The drum major’s hands hold us at the ready. Her white gloves are narrowly visible through the bells of the tubas, which are illuminated by the stadium lights. I am a freshman, standing two steps off the twenty-five-yard line and holding my gilded tenor saxophone. On command, I snap my heels together, initiating the swell of pride that pushes my shoulder blades together and props up my chin. A drum tap later, 300-plus horn and battery players step off in sync, left foot first, and burst open the air with a sound like steaming tea kettles. Our box formations expand like a kaleidoscope into—hopefully—even lines across the field.
I hardly remember attending classes at UMass Amherst; I may as well have gone to Marching Band School. For four years I faced the world with the UMass Minuteman Marching Band (UMMB) at my back, and by the time I graduated in 2018 I felt I had lived a lifetime. Leaving school, I mourned the loss of my band kid identity, and for a year afterward, I felt I didn’t belong anywhere.
So I joined the Florence Community Band in Massachusetts and began rehearsing weekly, sitting—not marching, unfortunately—next to many folks who really have lived a lifetime. At the holiday band banquet, I surveyed the room full of my bandmates boogying and goofing around, and I thought, “Wow, band kids never grow up.” These were the same people I had marched with, only masked with gray hair and wrinkled cheeks. Despite the effects of time, the band spirit still bound them together, securing a home there through the years.
I realized then that I would never actually lose that part of myself and would always have this place of belonging. For many like me, marching band isn’t life-changing; it’s life-defining. We are a community including everyone from grade-school beginners to alumni who haven’t played in decades. We share a language of marching terms and inside jokes. We celebrate our own holidays; at UMass these include Banana Wednesday and Bandoween. We indulge in the same cuisine; the “Bandwich,” with its traditional tomato juice-soaked bun, is a universal term at UMass.

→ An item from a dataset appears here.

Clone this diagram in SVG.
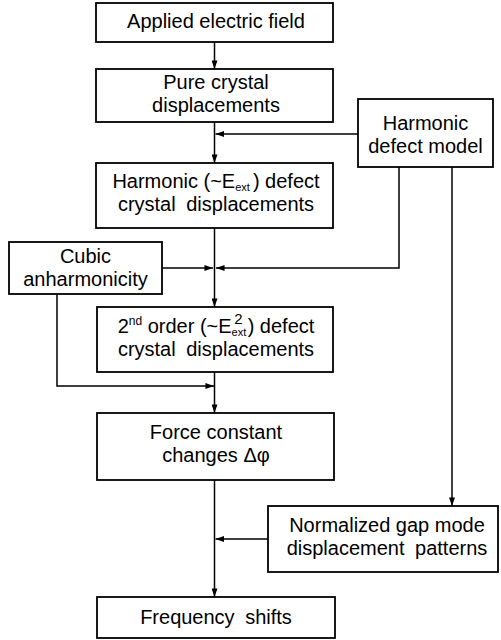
<svg xmlns="http://www.w3.org/2000/svg" width="501" height="640" viewBox="0 0 501 640">
<style>
.box{fill:#fff;stroke:#000;stroke-width:1.8}
.t{font-family:"Liberation Sans",Arial,Helvetica,sans-serif;font-size:20px;fill:#000;text-anchor:middle}
.w{word-spacing:5px}
.c{fill:none;stroke:#000;stroke-width:1.5}
.sm{font-size:11px}
</style>
<defs>
<marker id="ah" viewBox="0 0 10 7" refX="10" refY="3.5" markerWidth="9" markerHeight="6" markerUnits="userSpaceOnUse" orient="auto">
<path d="M0,0 L10,3.5 L0,7 z" fill="#000"/>
</marker>
</defs>
<rect width="501" height="640" fill="#fff"/>
<g id="connectors">
<line class="c" x1="214.5" y1="42" x2="214.5" y2="69" marker-end="url(#ah)"/>
<line class="c" x1="214.5" y1="122" x2="214.5" y2="163" marker-end="url(#ah)"/>
<line class="c" x1="358" y1="134" x2="215.5" y2="134" marker-end="url(#ah)"/>
<line class="c" x1="214.5" y1="228" x2="214.5" y2="307" marker-end="url(#ah)"/>
<line class="c" x1="162" y1="268" x2="213" y2="268" marker-end="url(#ah)"/>
<polyline class="c" points="399,167 399,268 216,268" marker-end="url(#ah)"/>
<line class="c" x1="214.5" y1="372" x2="214.5" y2="413" marker-end="url(#ah)"/>
<polyline class="c" points="57,294 57,386 214,386" marker-end="url(#ah)"/>
<line class="c" x1="452" y1="167" x2="452" y2="506" marker-end="url(#ah)"/>
<line class="c" x1="214.5" y1="480" x2="214.5" y2="597" marker-end="url(#ah)"/>
<line class="c" x1="268" y1="539" x2="215.5" y2="539" marker-end="url(#ah)"/>
</g>
<g id="applied-field">
<rect class="box" x="96" y="3" width="237" height="39"/>
<text class="t" x="216" y="28">Applied electric field</text>
</g>
<g id="pure-crystal">
<rect class="box" x="96" y="69" width="237" height="53"/>
<text class="t" x="216" y="89">Pure crystal</text>
<text class="t" x="216" y="112">displacements</text>
</g>
<g id="harmonic-model">
<rect class="box" x="358" y="99" width="135" height="68"/>
<text class="t" x="425.5" y="130">Harmonic</text>
<text class="t" x="425.5" y="153">defect model</text>
</g>
<g id="harmonic-displacements">
<rect class="box" x="96" y="163" width="237" height="65"/>
<text class="t" x="216" y="188">Harmonic (~E<tspan class="sm" dy="3">ext</tspan><tspan dy="-3" dx="3">) defect</tspan></text>
<text class="t w" x="216" y="211">crystal displacements</text>
</g>
<g id="cubic">
<rect class="box" x="9" y="242" width="153" height="52"/>
<text class="t" x="85.5" y="263">Cubic</text>
<text class="t" x="85.5" y="286">anharmonicity</text>
</g>
<g id="second-order">
<rect class="box" x="97" y="307" width="236" height="65"/>
<text class="t" x="216" y="333">2<tspan font-size="12" dy="-8">nd</tspan><tspan dy="8"> order (~E</tspan><tspan class="sm" dy="3">ext</tspan><tspan font-size="15" dy="-12" dx="-12">2</tspan><tspan dy="9" dx="5">) defect</tspan></text>
<text class="t w" x="216" y="356">crystal displacements</text>
</g>
<g id="force-constant">
<rect class="box" x="97" y="413" width="237" height="67"/>
<text class="t" x="216" y="439">Force constant</text>
<text class="t" x="216" y="462">changes Δφ</text>
</g>
<g id="gap-mode">
<rect class="box" x="268" y="506" width="230" height="66"/>
<text class="t" x="387" y="532">Normalized gap mode</text>
<text class="t w" x="387" y="555">displacement patterns</text>
</g>
<g id="frequency-shifts">
<rect class="box" x="97" y="597" width="238" height="41"/>
<text class="t w" x="216" y="624">Frequency shifts</text>
</g>
</svg>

Beyond the undergraduate years, marching band continues to influence the lives of its alumni. We may find ourselves applying a steady roll-step technique while carrying a full cup of hot tea or using the management skills of a section leader as a teacher or office executive. But what really defines a band kid is a belief system, which, in the case of the UMMB, can be summed up by a few of the “Starred Thoughts” conceived by former director George N. Parks. Though meant to be jotted down by an audience of bandos, these can be translated into real-world aphorisms which, for me, only become increasingly relevant with time.
Starred Thought #1:
“Band is for everyone”
I never met the great Mr. Parks, director from 1977 to 2010, but I feel like I know him. He built the UMMB to what it is today, erasing its 100-year history as a military-style band with high-step marching and regimented approach, and introducing the smooth roll-step with a focus on fun and entertainment. He boasted a band over 300 members strong (today it is over 400 under the direction of Timothy Anderson), whose only requirement was a desire to be there.

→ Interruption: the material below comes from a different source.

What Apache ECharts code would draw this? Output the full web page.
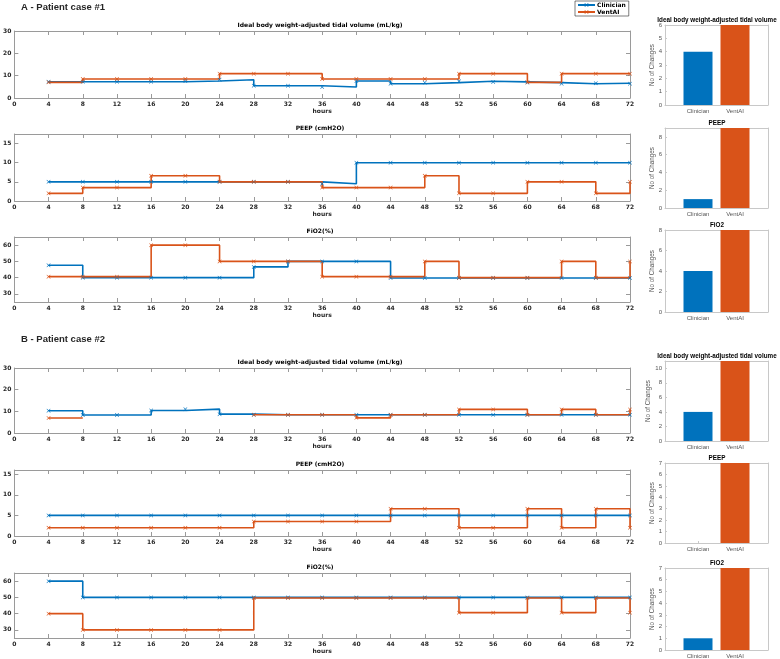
<!DOCTYPE html>
<html><head><meta charset="utf-8">
<script src="https://cdn.jsdelivr.net/npm/echarts@6/dist/echarts.min.js"></script>
<style>html,body{margin:0;padding:0;background:#fff}#c{width:780px;height:659px}</style>
</head><body><div id="c"></div>
<script>
// ---------------- DATA ----------------
const hours = [4,8,12,16,20,24,28,32,36,40,44,48,52,56,60,64,68,72];
const hourTicks = [0,4,8,12,16,20,24,28,32,36,40,44,48,52,56,60,64,68,72];
const seriesNames = ['Clinician','VentAI'];
const barCategories = ['Clinician','VentAI'];

// Patient case #1
const aTvClin   = [7.3,7.3,7.3,7.3,7.6,8.2,5.5,5.5,4.9,7.6,6.4,6.9,7.5,7.2,6.9,6.4,6.6,6.4];
const aTvVent   = [7.0,8.5,8.5,8.5,8.5,10.9,10.9,10.9,8.5,8.5,8.5,8.5,10.9,10.9,7.0,10.9,10.9,10.9];
const aPeepClin = [5,5,5,5,5,5,5,5,4.5,10,10,10,10,10,10,10,10,10];
const aPeepVent = [2,3.5,3.5,6.6,6.6,5,5,5,3.5,3.5,3.5,6.6,2,2,5,5,2,5];
const aFio2Clin = [47.6,40,40,40,40,40,46.6,50,50,50,39.8,39.8,39.8,39.8,39.8,39.8,39.8,39.8];
const aFio2Vent = [40.6,40.6,40.6,60,60,50,50,50,40.6,40.6,40.6,50,40,40,40,50,40,50];
const aChangesClin = [4,1,4];
const aChangesVent = [6,9,8];

// Patient case #2
const bTvClin   = [10.3,8.3,8.3,10.4,11.0,8.7,8.4,8.4,8.4,8.4,8.4,8.4,8.4,8.4,8.4,8.4,8.4,8.4];
const bTvVent   = [6.9,null,null,null,null,null,8.4,8.4,8.4,7.0,8.4,8.4,10.9,10.9,8.4,10.9,8.4,10.9];
const bPeepClin = [5,5,5,5,5,5,5,5,5,5,5,5,5,5,5,5,5,5];
const bPeepVent = [2,2,2,2,2,2,3.5,3.5,3.5,3.5,6.6,6.6,2,2,6.6,2,6.6,2];
const bFio2Clin = [60,50,50,50,50,50,50,50,50,50,50,50,50,50,50,50,50,50];
const bFio2Vent = [40,30,30,30,30,30,49.6,49.6,49.6,49.6,49.6,49.6,40.6,40.6,49.6,40.6,49.6,40.6];
const bChangesClin = [4,0,1];
const bChangesVent = [11,7,7];

const tvTicks = [0,10,20,30];
const peepTicks = [0,5,10,15];
const fio2Ticks = [30,40,50,60];

// ---------------- LAYOUT / STYLE ----------------
const BLUE = '#0072BD', ORANGE = '#D95319';
const XMARK = 'path://M1,0L5,4L9,0L10,1L6,5L10,9L9,10L5,6L1,10L0,9L4,5L0,1Z';
const LF = 'DejaVu Sans', BF = 'Liberation Sans';
const BOX = '#9a9a9a', BARBOX = '#c8c8c8';

const linePanels = [
  {title:'Ideal body weight-adjusted tidal volume (mL/kg)', top:31,  h:67, min:0,  max:30,   ticks:tvTicks,   clin:aTvClin,   vent:aTvVent},
  {title:'PEEP (cmH2O)',                                     top:134, h:67, min:0,  max:17.5, ticks:peepTicks, clin:aPeepClin, vent:aPeepVent},
  {title:'FiO2(%)',                                          top:237, h:65, min:25, max:65,   ticks:fio2Ticks, clin:aFio2Clin, vent:aFio2Vent},
  {title:'Ideal body weight-adjusted tidal volume (mL/kg)', top:368, h:65, min:0,  max:30,   ticks:tvTicks,   clin:bTvClin,   vent:bTvVent},
  {title:'PEEP (cmH2O)',                                     top:470, h:66, min:0,  max:16,   ticks:peepTicks, clin:bPeepClin, vent:bPeepVent},
  {title:'FiO2(%)',                                          top:573, h:65, min:25, max:65,   ticks:fio2Ticks, clin:bFio2Clin, vent:bFio2Vent}
];
const barPanels = [
  {title:'Ideal body weight-adjusted tidal volume', top:25,  h:80, max:6,  ticks:[0,1,2,3,4,5,6],  vals:[aChangesClin[0], aChangesVent[0]]},
  {title:'PEEP',                                     top:128, h:80, max:9,  ticks:[0,2,4,6,8],      vals:[aChangesClin[1], aChangesVent[1]]},
  {title:'FiO2',                                     top:230, h:82, max:8,  ticks:[0,2,4,6,8],      vals:[aChangesClin[2], aChangesVent[2]]},
  {title:'Ideal body weight-adjusted tidal volume', top:361, h:80, max:11, ticks:[0,2,4,6,8,10],   vals:[bChangesClin[0], bChangesVent[0]]},
  {title:'PEEP',                                     top:463, h:80, max:7,  ticks:[0,1,2,3,4,5,6,7],vals:[bChangesClin[1], bChangesVent[1]]},
  {title:'FiO2',                                     top:568, h:82, max:7,  ticks:[0,1,2,3,4,5,6,7],vals:[bChangesClin[2], bChangesVent[2]]}
];

function stairs(xs, ys) {
  const out = [];
  for (let i = 0; i < xs.length; i++) {
    if (ys[i] === null) { out.push({value:[xs[i], '-']}); continue; }
    out.push({value:[xs[i], ys[i]]});
    if (i + 1 < xs.length) out.push({value:[xs[i+1], ys[i]], symbol:'none'});
  }
  return out;
}

const grid = [], xAxis = [], yAxis = [], series = [], graphic = [];

linePanels.forEach((p, k) => {
  const gi = grid.length;
  grid.push({left:11, width:619, top:p.top, height:p.h});
  const xb = xAxis.length;
  xAxis.push({gridIndex:gi, type:'value', position:'bottom', min:0, max:72,
    axisLine:{show:true, onZero:false, lineStyle:{color:BOX, width:1}},
    axisTick:{show:true, inside:true, length:4, customValues:hourTicks, lineStyle:{color:BOX}},
    axisLabel:{customValues:hourTicks, fontFamily:LF, fontSize:6, fontWeight:'bold', color:'#262626', margin:3},
    splitLine:{show:false},
    name:'hours', nameLocation:'middle', nameGap:10,
    nameTextStyle:{fontFamily:LF, fontSize:6, fontWeight:'bold', color:'#262626'}});
  xAxis.push({gridIndex:gi, type:'value', position:'top', min:0, max:72,
    axisLine:{show:true, onZero:false, lineStyle:{color:BOX, width:1}},
    axisTick:{show:true, inside:true, length:4, customValues:hourTicks, lineStyle:{color:BOX}},
    axisLabel:{show:false}, splitLine:{show:false}});
  const yb = yAxis.length;
  yAxis.push({gridIndex:gi, type:'value', position:'left', min:p.min, max:p.max,
    axisLine:{show:true, onZero:false, lineStyle:{color:BOX, width:1}},
    axisTick:{show:true, inside:true, length:4, customValues:p.ticks, lineStyle:{color:BOX}},
    axisLabel:{customValues:p.ticks, fontFamily:LF, fontSize:6, fontWeight:'bold', color:'#262626', margin:3},
    splitLine:{show:false}});
  yAxis.push({gridIndex:gi, type:'value', position:'right', min:p.min, max:p.max,
    axisLine:{show:true, onZero:false, lineStyle:{color:BOX, width:1}},
    axisTick:{show:true, inside:true, length:4, customValues:p.ticks, lineStyle:{color:BOX}},
    axisLabel:{show:false}, splitLine:{show:false}});
  [[p.clin, BLUE, seriesNames[0]], [p.vent, ORANGE, seriesNames[1]]].forEach(([ys, col, nm]) => {
    series.push({type:'line', name:nm, xAxisIndex:xb, yAxisIndex:yb, data:stairs(hours, ys),
      color:col, symbol:XMARK, symbolSize:4, showSymbol:true, connectNulls:false,
      lineStyle:{color:col, width:1.6}, itemStyle:{color:col}, animation:false, silent:true});
  });
  graphic.push({type:'text', x:320, y:p.top - 6, silent:true,
    style:{text:p.title, font:'bold 6px "DejaVu Sans"', fill:'#000', textAlign:'center', textVerticalAlign:'middle'}});
});

barPanels.forEach((p, k) => {
  const gi = grid.length;
  grid.push({left:665, width:103, top:p.top, height:p.h});
  const xb = xAxis.length;
  xAxis.push({gridIndex:gi, type:'value', position:'bottom', min:0.108, max:2.892,
    axisLine:{show:true, onZero:false, lineStyle:{color:BARBOX}},
    axisTick:{show:true, inside:true, length:2, customValues:[1,2], lineStyle:{color:BARBOX}},
    axisLabel:{customValues:[1,2], formatter:v => barCategories[Math.round(v)-1] || '',
      fontFamily:BF, fontSize:6, color:'#555', margin:3},
    splitLine:{show:false}});
  xAxis.push({gridIndex:gi, type:'value', position:'top', min:0.108, max:2.892,
    axisLine:{show:true, onZero:false, lineStyle:{color:BARBOX}},
    axisTick:{show:false}, axisLabel:{show:false}, splitLine:{show:false}});
  const yb = yAxis.length;
  yAxis.push({gridIndex:gi, type:'value', position:'left', min:0, max:p.max,
    axisLine:{show:true, onZero:false, lineStyle:{color:BARBOX}},
    axisTick:{show:true, inside:true, length:2, customValues:p.ticks, lineStyle:{color:BARBOX}},
    axisLabel:{customValues:p.ticks, fontFamily:BF, fontSize:6, color:'#555', margin:3},
    splitLine:{show:false},
    name:'No of Changes', nameLocation:'middle', nameGap:3,
    nameTextStyle:{fontFamily:BF, fontSize:6.3, color:'#555'}});
  yAxis.push({gridIndex:gi, type:'value', position:'right', min:0, max:p.max,
    axisLine:{show:true, onZero:false, lineStyle:{color:BARBOX}},
    axisTick:{show:false}, axisLabel:{show:false}, splitLine:{show:false}});
  series.push({type:'bar', xAxisIndex:xb, yAxisIndex:yb, barWidth:29, animation:false, silent:true,
    data:[{value:[1, p.vals[0]], itemStyle:{color:BLUE}}, {value:[2, p.vals[1]], itemStyle:{color:ORANGE}}]});
  graphic.push({type:'text', x:717, y:p.top - 4.5, silent:true,
    style:{text:p.title, font:'bold 6.3px "Liberation Sans"', fill:'#000', textAlign:'center', textVerticalAlign:'middle'}});
});

graphic.push({type:'text', x:21, y:7, silent:true,
  style:{text:'A - Patient case #1', font:'bold 9.5px "Liberation Sans"', fill:'#262626', textVerticalAlign:'middle'}});
graphic.push({type:'text', x:21, y:339, silent:true,
  style:{text:'B - Patient case #2', font:'bold 9.5px "Liberation Sans"', fill:'#262626', textVerticalAlign:'middle'}});

const option = {
  backgroundColor:'#fff',
  animation:false,
  grid, xAxis, yAxis, series, graphic,
  legend:{data:seriesNames, orient:'vertical', left:575, top:1, itemWidth:17, itemHeight:5, itemGap:1,
    padding:[1,3,1,2], borderColor:'#262626', borderWidth:0.6, backgroundColor:'#fff',
    textStyle:{fontFamily:LF, fontSize:6, fontWeight:'bold', color:'#000', padding:[0,0,0,-3]}, selectedMode:false}
};
const chart = echarts.init(document.getElementById('c'));
chart.setOption(option);
</script>
</body></html>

There has been a deaf marcher and marchers in wheelchairs. One man marched with the UMMB for thirty-nine years as an employee of the university. From confident trumpet players to euphonium eccentrics, cliquey flutes to flamboyant color guard, everyone is accepted and, furthermore, crucial to the band community.
The group is also full of what we call “Band Santas.”
Although it wouldn’t be far-fetched to see a bunch of bandos running around the field dressed in red-and-white suits, Band Santas are not actually visible as such. The concept was realized by Mr. Parks, who used Santa as a model for how leaders should present themselves, and continues to be key to maintaining inclusivity.
First, you believe in Santa. Alto section leader Christina Solem (class of 2017) described the Santas she looked up to: “They made you feel like you belonged. They praised you, they celebrated the things that you were doing right, and they helped you work on the things that you weren’t. They were really good at making people feel special.”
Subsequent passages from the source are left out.